A plan to trial a one-way system around the north end of Mount Maunganui is struggling to survive after one of the main features of the scheme looked impossible to achieve.

Instead of gaining up to 14 carparks by introducing angle parking into The Mall on Pilot Bay, Tauranga City Council traffic engineers discovered they could not fit everything into the street's 11-metre width.

Councillors wanted to fit a one-way system up the street, angle parking and a two-way cycle cruiseway, but traffic engineers found all three could not fit.

Read more: Bay of Plenty leaders lobby for urgent safety improvements on SH2


The only option to save the other two elements was to retain parallel parking - which meant losing one carpark.

Papamoa councillor Steve Morris, sensing the council would be on a hiding to nothing by seeking public feedback on the one-way proposal, argued for the scheme to be dropped.

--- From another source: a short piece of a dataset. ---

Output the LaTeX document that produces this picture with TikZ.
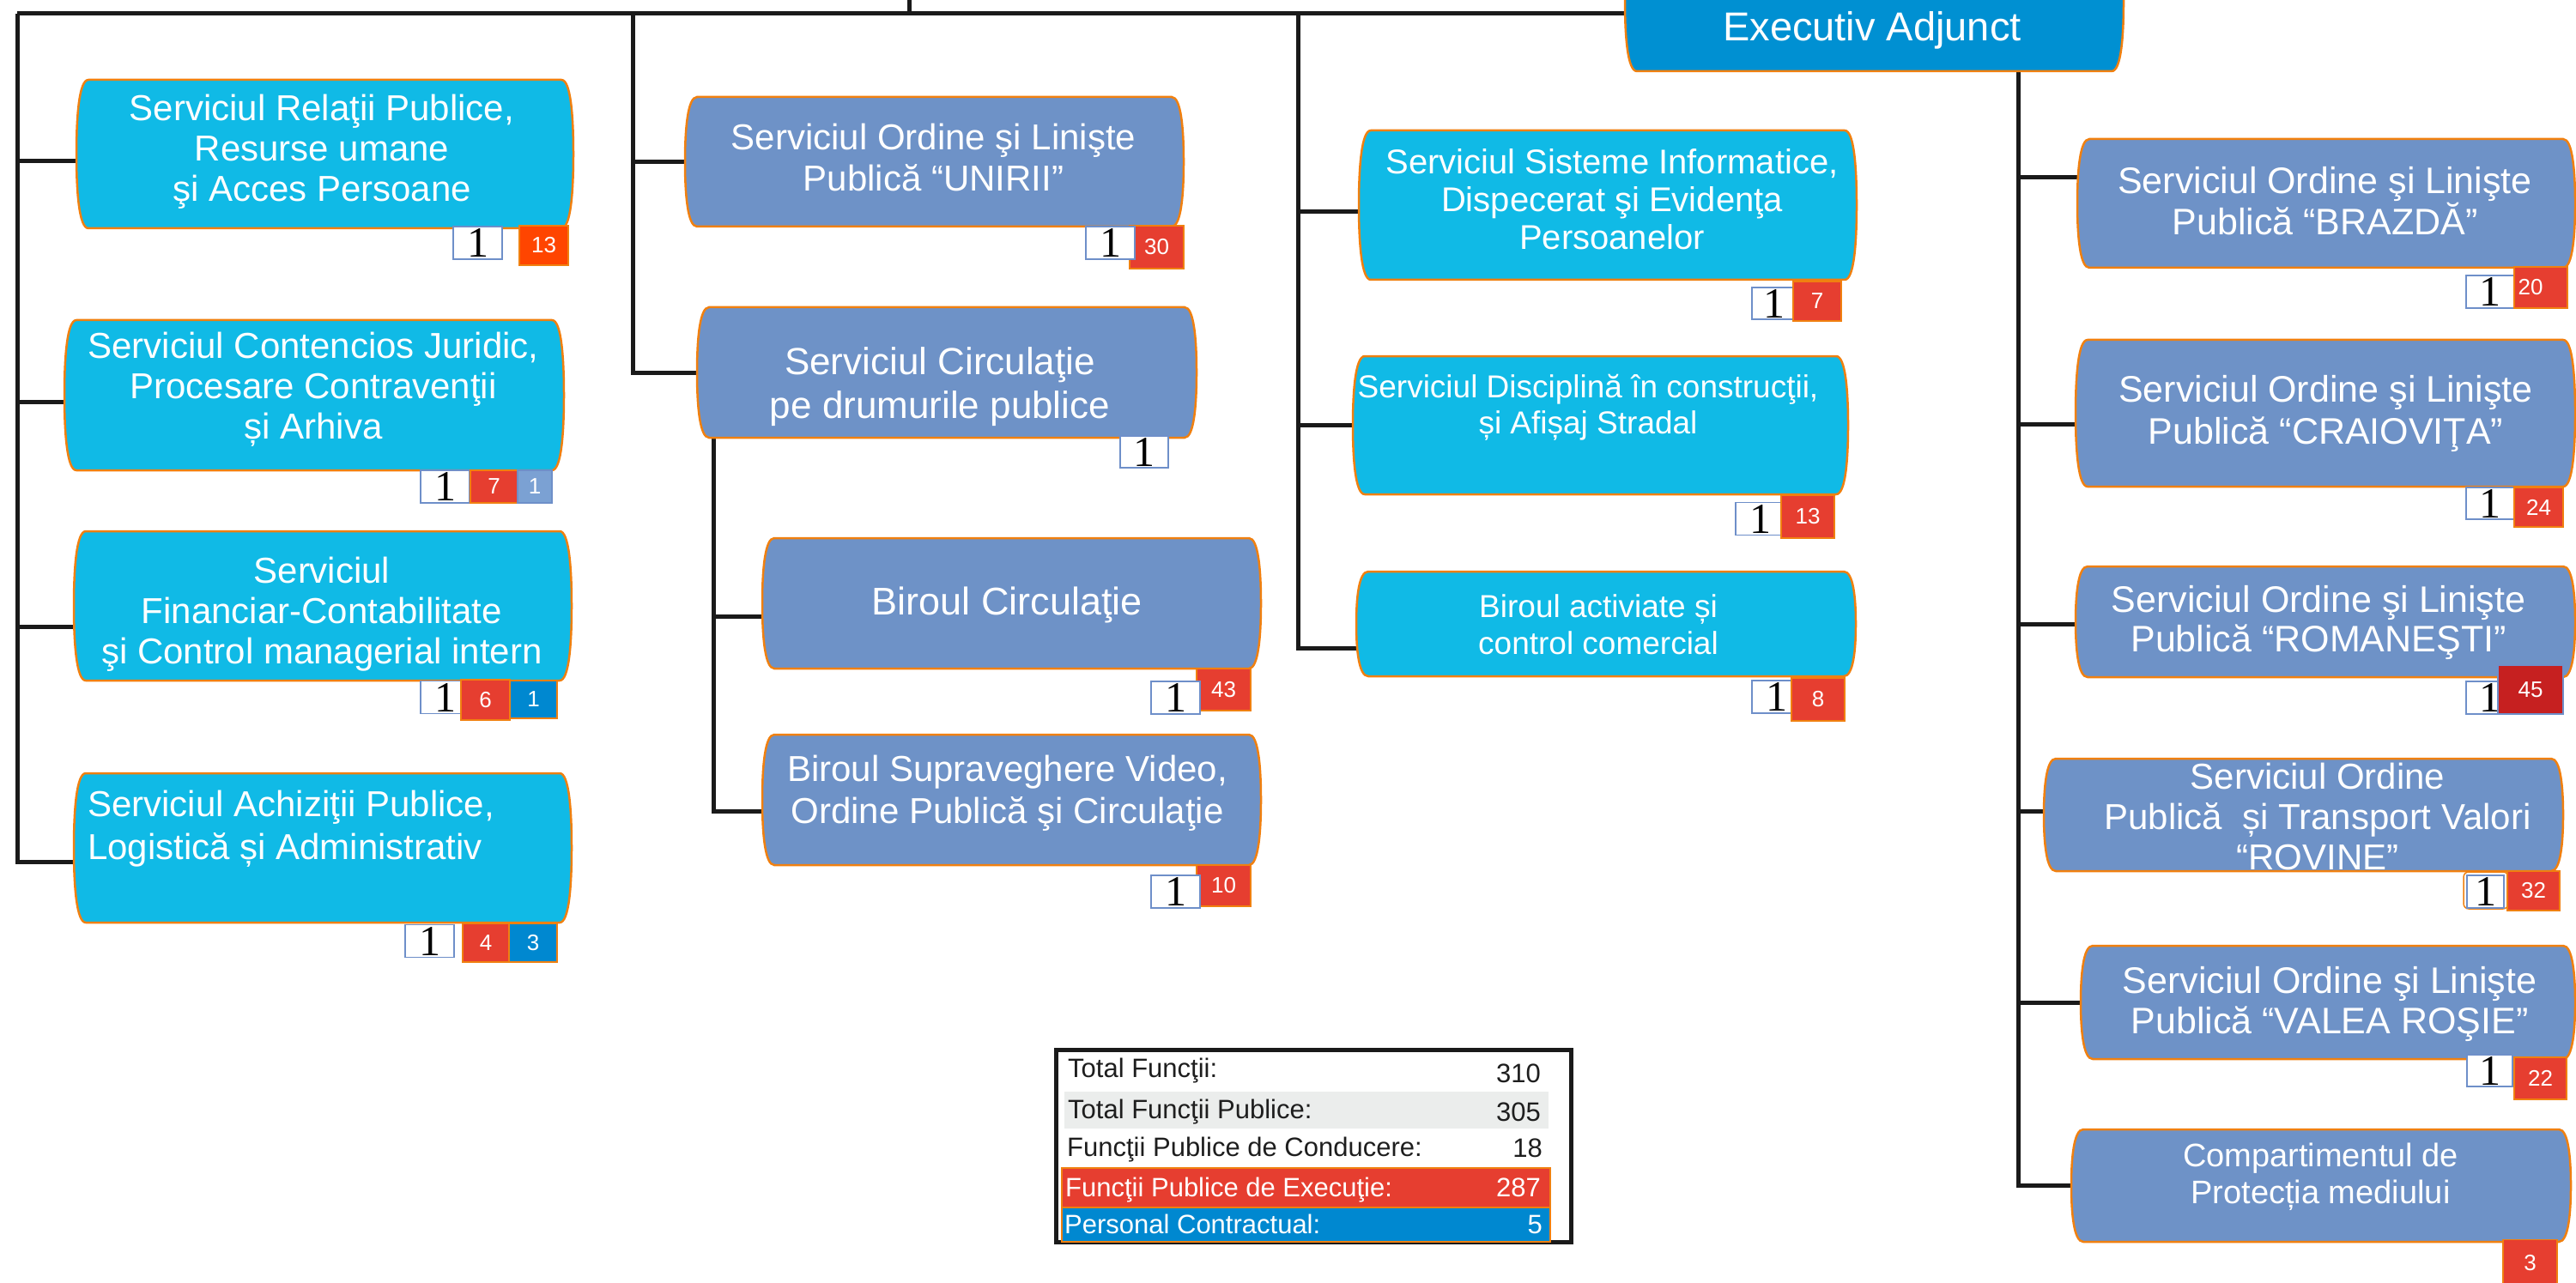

He told yesterday's Transport Committee meeting that the idea of a more attractive one-way environment, more carparks and the cycle cruiseway had whetted the appetite of councillors.

But going out for consultation on a plan that kept parallel parking, with fewer rather than more parks, was not a good idea, he said.

''I know what the answer is going to be.''

It would be good for cyclists but it would be harder to move around, The Mall residents would lose the freedom of turning both ways and it would increase traffic on Maunganui Rd.

The plan was that if the one-way system ending at the Adams Ave roundabout with Maunganui Rd gained public support, and worked in practice, the council would then consider making Marine Parade one way to Banks Ave.

Both Banks Ave and Salisbury Ave to the Victoria Rd intersection were ruled out for one-way systems because the cruiseway would have meant losing all 27 carparks.

Morris also argued that the big increase in traffic through the Mount Shopping Centre would annoy retailers and was not conducive to a positive retail environment.

Ex-Mount Mainstreet manager and city councillor Leanne Brown, who was not a member of the committee, spoke from the sidelines to say that retailers would like the extra traffic flow.

Council transportation manager Martin Parkes was asked about introducing parking time limits on Pilot Bay since the council was unable to increase the number of carparks.

He said it could introduce some timing in certain places if councillors had the appetite to do it. However, it would need to be part of a wider parking review in the area.

After hearing from the council experts, committee chairman Rick Curach said he was not 100 per cent satisfied that it would not work. The committee voted 4-3 to defer making a decision until next month.

He was joined by Councillor Bill Grainger who backed a site visit, saying: ''Of course it can be done''. The other supporters were Mayor Greg Brownless and Councillor Catherine Stewart.

Opposing were councillors Terry Molloy, Larry Baldock and Steve Morris.

Councillor Molloy, harking back to a discussion earlier in the meeting on another topic, said they had just been criticising road transport authorities for paralysis by analysis. ''We are jumping right back into the pool. We are doing exactly what we're being very critical of in others.''

Traffic flow impacts from The Mall to Adams Ave roundabout one-way system
-South-bound morning peak through Mount shopping centre: 54 per cent traffic increase.
-South-bound morning peak along Marine Parade: 30 to 40 per cent increase.
-South-bound afternoon peak through Mount shopping centre: 91 per cent increase.